By 1952 his family relocated to Seattle, Washington where his friend Marion Evans introduced him to the alto saxophone. Through high school he hung out with drummer Doug Robinson and the rock group The Playboys. Ward would go on to attend the Navy School of Music and worked with Albert Mangelsdorff when he was stationed in Germany.

He listened to Monk and Coltrane but it was Ornette Coleman’s “The Shape of Jazz to Come” that made the greatest impression on him. After a prophetic meeting with John Coltrane, in 1965 he took his advice and moved to New York. This led to his first major effort was his work with John Coltrane’s unrecorded octet in the period between 1965-66. He had a long-lasting association with Don Cherry from 1973 to 1980 and beyond. His duet association with pianist Abdullah Ibrahim has also been significant to his career.
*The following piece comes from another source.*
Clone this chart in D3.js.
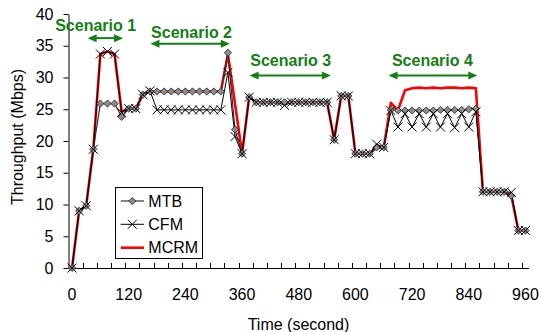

Ward was a member of Cecil Taylor’s group in the period immediately after altoist Jimmy Lyons death in 1986. He also was a member of The Ed Blackwell Project and led his own quartet in 1987.

Alto saxophonist and flautist Carlos Ward has four albums as a leader and has some 15 as a sideman while working with Carla Bley, Roswell Rudd and the Jazz Composers Orchestra, Karl Berger, Abdullah Ibrahim, Paul Motian, Sunny Murray, Sam Rivers, Rashied Ali and Don Pullen & The African-Brazilian Connection.

It is unfortunate for the industry that an injury to his playing hand has sidelined this musician for many years. However, Ward is readying himself for a return to the scene and hopefully we will hear from future generations of players who will partake of the opportunity to glean knowledge from this master.